# Foam dam



## رمزة الزبير (8 سبتمبر 2010)

In the floating roof tanksThe foam dam shall be designed to retain foam at
the seal area, at a sufficient depth to cover the seal area while
causing the foam to flow laterally to the point of seal rupture.
Dam height shall be at least 12 in. (305 mm). The dam shall
extend at least 2 in. (51 mm) above a metal secondary seal or
a combustible secondary seal using a plastic-foam log. Dam
height shall be at least 2 in. (51 mm) higher than any burnout
panels in metal secondary seals.​


----------



## رمزة الزبير (8 سبتمبر 2010)

Foam dams shall be fitted to floating roofs and shall comply with NFPA 11, Section A-3-2.11.1 (c).
They will be located 2 ft. (610 mm) from the edge of the roof.
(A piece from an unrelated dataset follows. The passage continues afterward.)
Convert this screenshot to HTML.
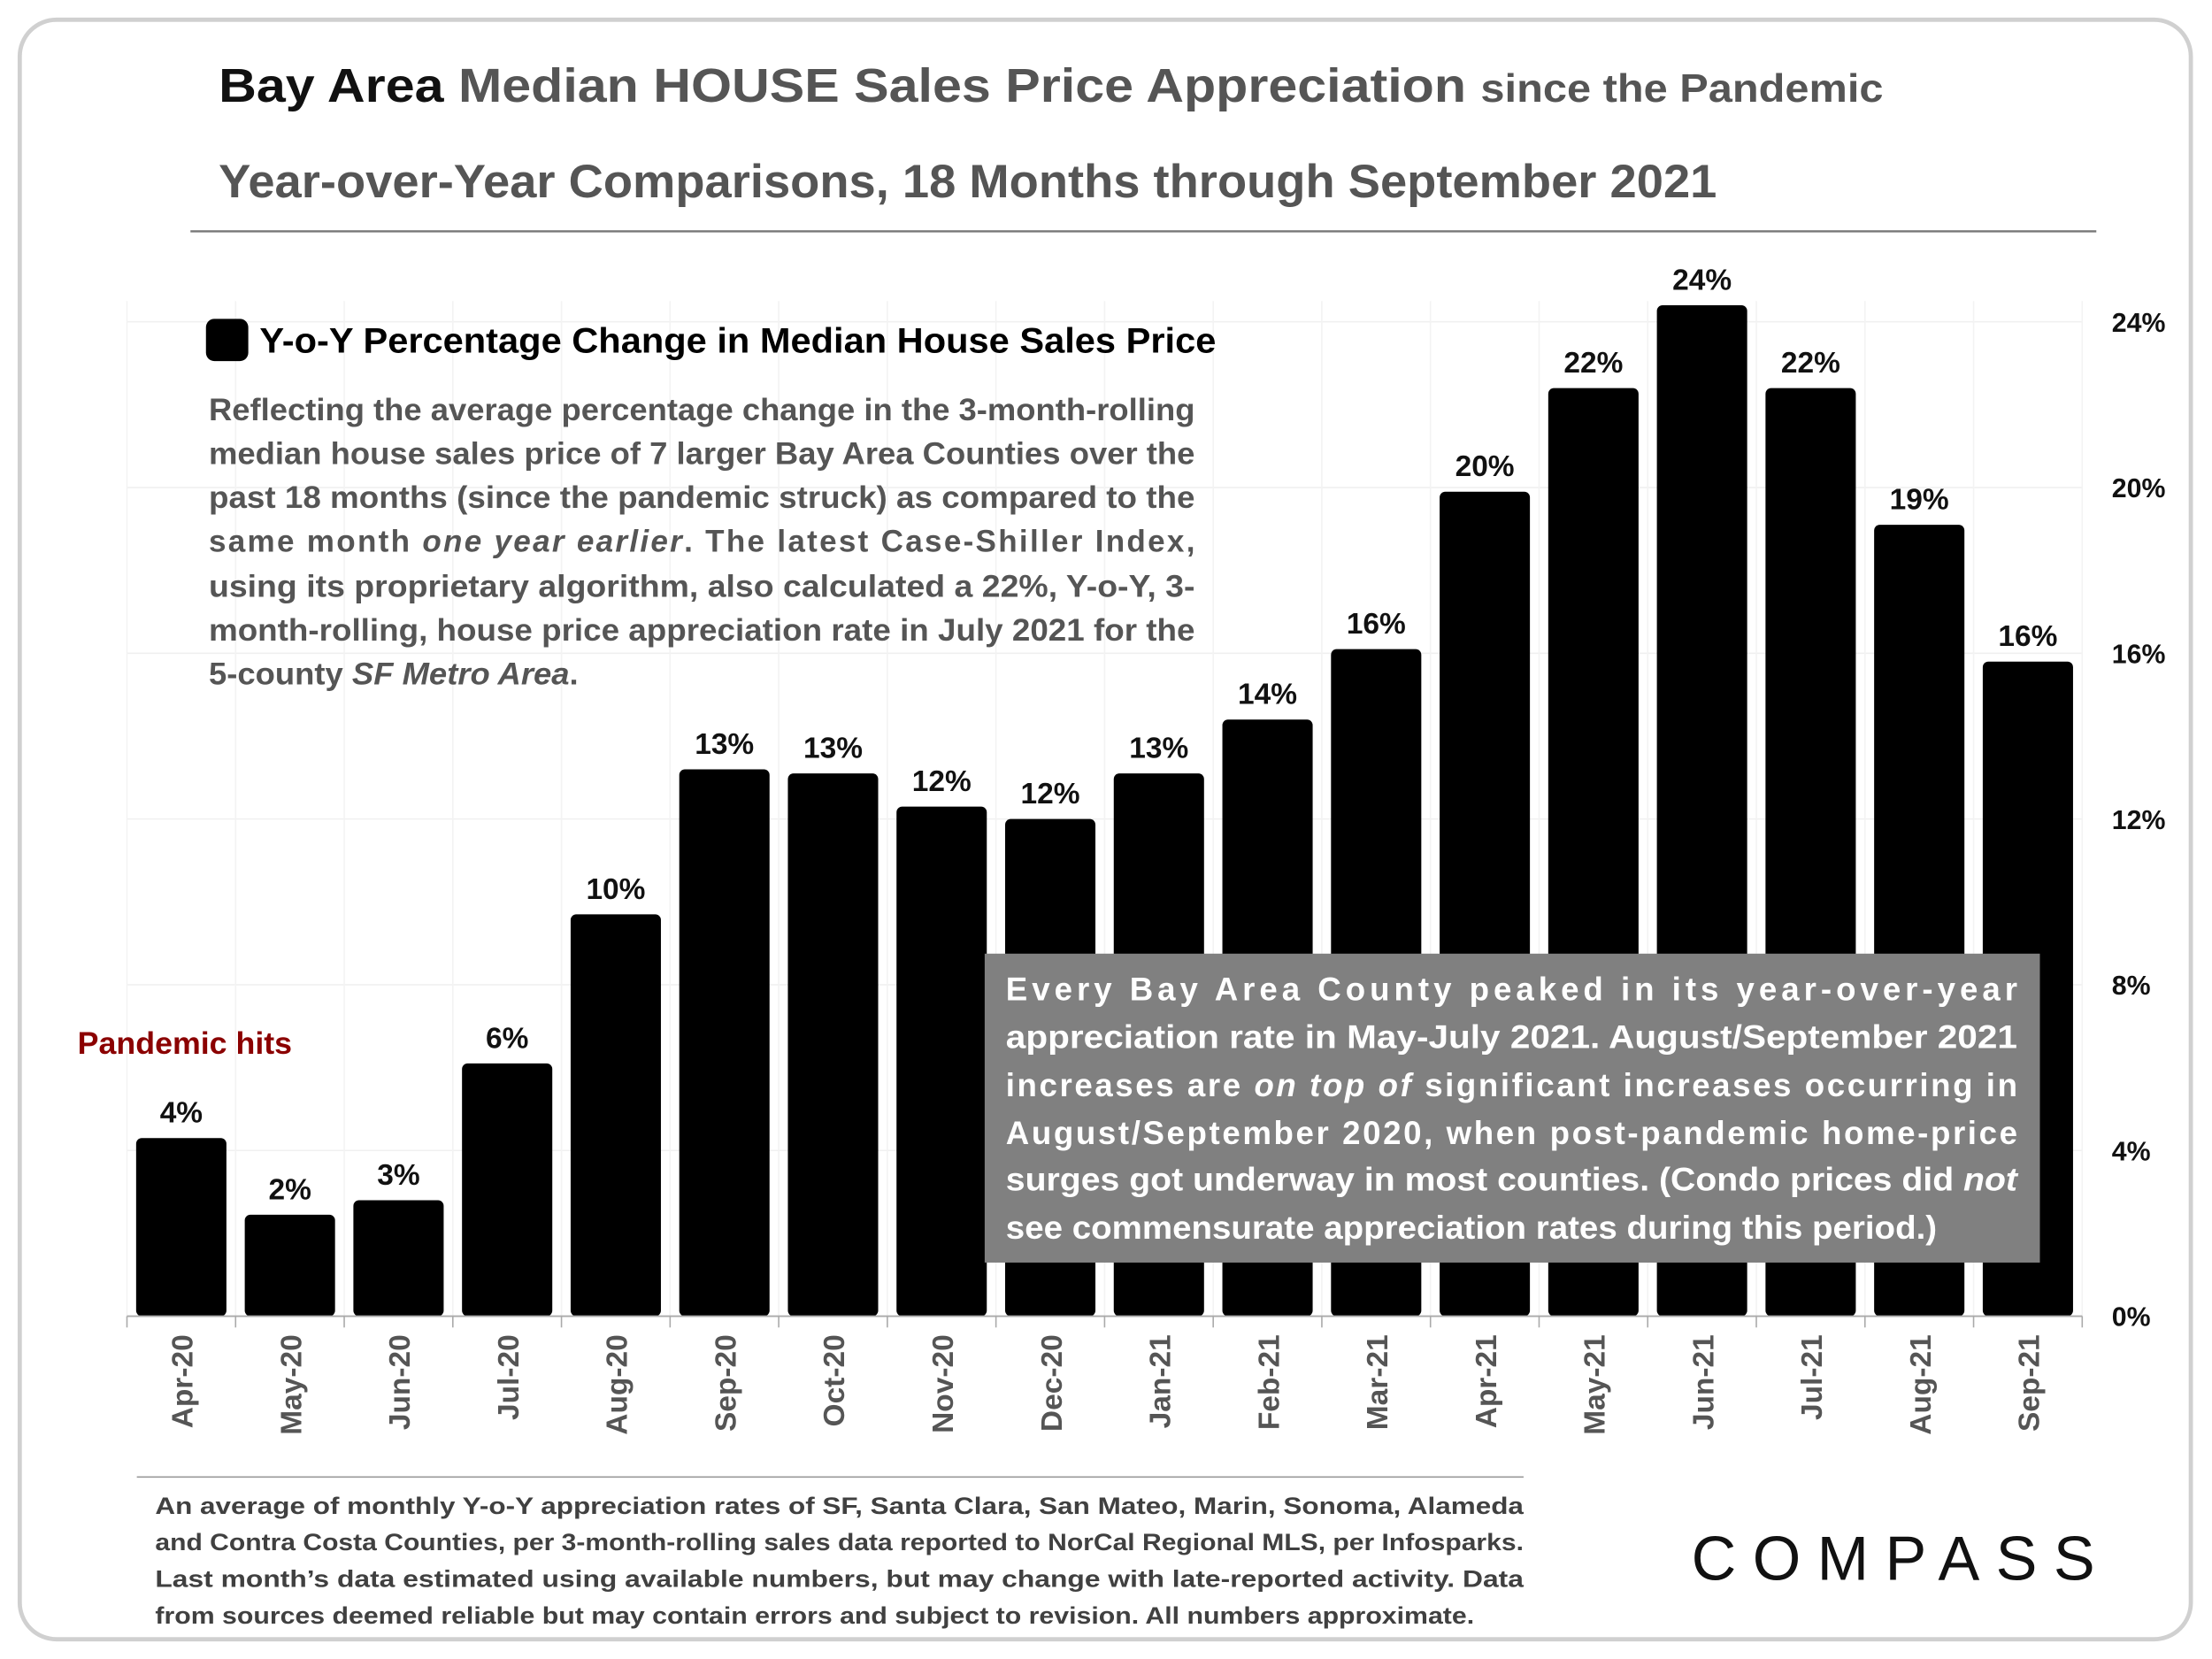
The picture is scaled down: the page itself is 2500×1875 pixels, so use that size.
<!DOCTYPE html>
<html><head><meta charset="utf-8"><style>
html,body{margin:0;padding:0;background:#fff;}
svg{display:block;font-family:"Liberation Sans",sans-serif;}
</style></head><body>
<svg id="chart" width="2500" height="1875" viewBox="0 0 1568 1176" xmlns="http://www.w3.org/2000/svg">
<rect x="14" y="14" width="1539" height="1148" rx="26" fill="#fff" stroke="#d0d0d0" stroke-width="3"/>
<text x="155" y="72" font-size="34" font-weight="bold" fill="#555" textLength="1180" lengthAdjust="spacingAndGlyphs"><tspan fill="#111">Bay Area</tspan> Median HOUSE Sales Price Appreciation <tspan font-size="28">since the Pandemic</tspan></text>
<text x="155" y="140" font-size="33" font-weight="bold" fill="#555" textLength="1062" lengthAdjust="spacingAndGlyphs">Year-over-Year Comparisons, 18 Months through September 2021</text>
<line x1="135" y1="164" x2="1486" y2="164" stroke="#777" stroke-width="1.5"/>
<g id="grid"></g>
<g id="bars"></g>
<g id="yticks"></g>
<g id="xticks"></g>
<rect x="146" y="226" width="30" height="30" rx="6" fill="#000"/>
<text x="184" y="250" font-size="25" font-weight="bold" fill="#000" textLength="678" lengthAdjust="spacingAndGlyphs">Y-o-Y Percentage Change in Median House Sales Price</text>
<g font-size="22" font-weight="bold" fill="#555">
<text x="148" y="298" textLength="699" lengthAdjust="spacingAndGlyphs">Reflecting the average percentage change in the 3-month-rolling</text>
<text x="148" y="329" textLength="699" lengthAdjust="spacingAndGlyphs">median house sales price of 7 larger Bay Area Counties over the</text>
<text x="148" y="360" textLength="699" lengthAdjust="spacingAndGlyphs">past 18 months (since the pandemic struck) as compared to the</text>
<text x="148" y="391" textLength="699" lengthAdjust="spacing">same month <tspan font-style="italic">one year earlier</tspan>. The latest Case-Shiller Index,</text>
<text x="148" y="423" textLength="699" lengthAdjust="spacingAndGlyphs">using its proprietary algorithm, also calculated a 22%, Y-o-Y, 3-</text>
<text x="148" y="454" textLength="699" lengthAdjust="spacingAndGlyphs">month-rolling, house price appreciation rate in July 2021 for the</text>
<text x="148" y="485" textLength="262" lengthAdjust="spacingAndGlyphs">5-county <tspan font-style="italic">SF Metro Area</tspan>.</text>
</g>
<text x="55" y="747" font-size="22" font-weight="bold" fill="#8b0000" textLength="152" lengthAdjust="spacingAndGlyphs">Pandemic hits</text>
<rect x="698" y="676" width="748" height="219" fill="#808080"/>
<g font-size="23" font-weight="bold" fill="#fff">
<text x="713" y="709" textLength="717" lengthAdjust="spacing">Every Bay Area County peaked in its year-over-year</text>
<text x="713" y="743" textLength="717" lengthAdjust="spacingAndGlyphs">appreciation rate in May-July 2021. August/September 2021</text>
<text x="713" y="777" textLength="717" lengthAdjust="spacing">increases are <tspan font-style="italic">on top of</tspan> significant increases occurring in</text>
<text x="713" y="811" textLength="717" lengthAdjust="spacing">August/September 2020, when post-pandemic home-price</text>
<text x="713" y="844" textLength="717" lengthAdjust="spacingAndGlyphs">surges got underway in most counties. (Condo prices did <tspan font-style="italic">not</tspan></text>
<text x="713" y="878" textLength="660" lengthAdjust="spacingAndGlyphs">see commensurate appreciation rates during this period.)</text>
</g>
<line x1="97" y1="1047" x2="1080" y2="1047" stroke="#999" stroke-width="1"/>
<g font-size="17" font-weight="bold" fill="#404040">
<text x="110" y="1073" textLength="970" lengthAdjust="spacingAndGlyphs">An average of monthly Y-o-Y appreciation rates of SF, Santa Clara, San Mateo, Marin, Sonoma, Alameda</text>
<text x="110" y="1099" textLength="970" lengthAdjust="spacingAndGlyphs">and Contra Costa Counties, per 3-month-rolling sales data reported to NorCal Regional MLS, per Infosparks.</text>
<text x="110" y="1125" textLength="970" lengthAdjust="spacingAndGlyphs">Last month’s data estimated using available numbers, but may change with late-reported activity. Data</text>
<text x="110" y="1151" textLength="935" lengthAdjust="spacingAndGlyphs">from sources deemed reliable but may contain errors and subject to revision. All numbers approximate.</text>
</g>
<text x="1199" y="1120" font-size="44" fill="#111" textLength="286" lengthAdjust="spacing">COMPASS</text>
<script>
const categories = ["Apr-20","May-20","Jun-20","Jul-20","Aug-20","Sep-20","Oct-20","Nov-20","Dec-20","Jan-21","Feb-21","Mar-21","Apr-21","May-21","Jun-21","Jul-21","Aug-21","Sep-21"];
const values = [4.3,2.45,2.8,6.1,9.7,13.2,13.1,12.3,12.0,13.1,14.4,16.1,19.9,22.4,24.4,22.4,19.1,15.8];
const yTicks = [0,4,8,12,16,20,24];
const NS = "http://www.w3.org/2000/svg";
const x0 = 90, step = 77.0, baseY = 933, pxPer = 29.37, barW = 64;
function xCenter(i){ return x0 + step*(i+0.5); }
function yPos(v){ return baseY - v*pxPer; }
function mk(tag, attrs, parent){ const e=document.createElementNS(NS,tag); for(const k in attrs) e.setAttribute(k,attrs[k]); parent.appendChild(e); return e; }
const grid=document.getElementById('grid'), bars=document.getElementById('bars'), yt=document.getElementById('yticks'), xt=document.getElementById('xticks');
yTicks.forEach(t=>{
  if(t>0){ const g=mk('line',{x1:x0,x2:x0+step*categories.length,y1:yPos(t),y2:yPos(t),stroke:'#f0f0f0','stroke-width':1},grid);
  
   }
  const l=mk('text',{x:1497,y:yPos(t)+7,'font-size':19,'font-weight':'bold',fill:'#111'},yt);
  l.textContent=t+'%';
  
  
});
for(let i=0;i<=categories.length;i++){
  const g=mk('line',{x1:x0+step*i,x2:x0+step*i,y1:yPos(24.5),y2:baseY,stroke:'#f3f3f3','stroke-width':1},grid);
  
  
  const tk=mk('line',{x1:x0+step*i,x2:x0+step*i,y1:baseY,y2:baseY+8,stroke:'#aaa','stroke-width':1},xt);
  
  
}
const ax=mk('line',{x1:x0,x2:x0+step*categories.length,y1:baseY,y2:baseY,stroke:'#aaa','stroke-width':1.2},xt);


categories.forEach((c,i)=>{
  const cx=xCenter(i), top=yPos(values[i]);
  const b=mk('rect',{x:cx-barW/2,y:top,width:barW,height:baseY-top,rx:4,fill:'#000'},bars);
  
  
  const v=mk('text',{x:cx,y:top-11,'text-anchor':'middle','font-size':21,'font-weight':'bold',fill:'#111'},bars);
  v.textContent=Math.round(values[i])+'%';
  
  
  const t=mk('text',{x:0,y:0,'text-anchor':'end','font-size':21,'font-weight':'bold',fill:'#555',transform:`translate(${cx+8},946) rotate(-90)`},xt);
  t.textContent=c;
  
  
});
</script>
</svg>
</body></html>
The height of the dam will be 2 ft.
(610 mm), or 2" (50 mm) above the highest point of the rim-seal mechanism, whichever is the greater.
The height of the dam may be increased by up to 4" (100 mm) for a distance of 6 ft. (1.8m) each side of
each foam delivery point, to cope with impingement of the foam.
The dam shall be fitted with drainage slots as specified in NFPA 11​.


----------



## المهندس غسان خليل علوة (12 سبتمبر 2010)

مشكورة أختي الكريمة
بارك لله فيك


----------



## رمزة الزبير (24 سبتمبر 2010)

نرفق ملف يحوي بعض الصور التي توضح foam dam
*


----------



## محمد الاكرم (25 سبتمبر 2010)

جزيل الشكر والتقدير
وفقك الله


----------



## عمروصلاح (25 سبتمبر 2010)

جزيل الشكر والتقدير - وفقك الله


----------



## agharieb (7 أكتوبر 2010)

شكراً جزيلاً بارك الله فيك


----------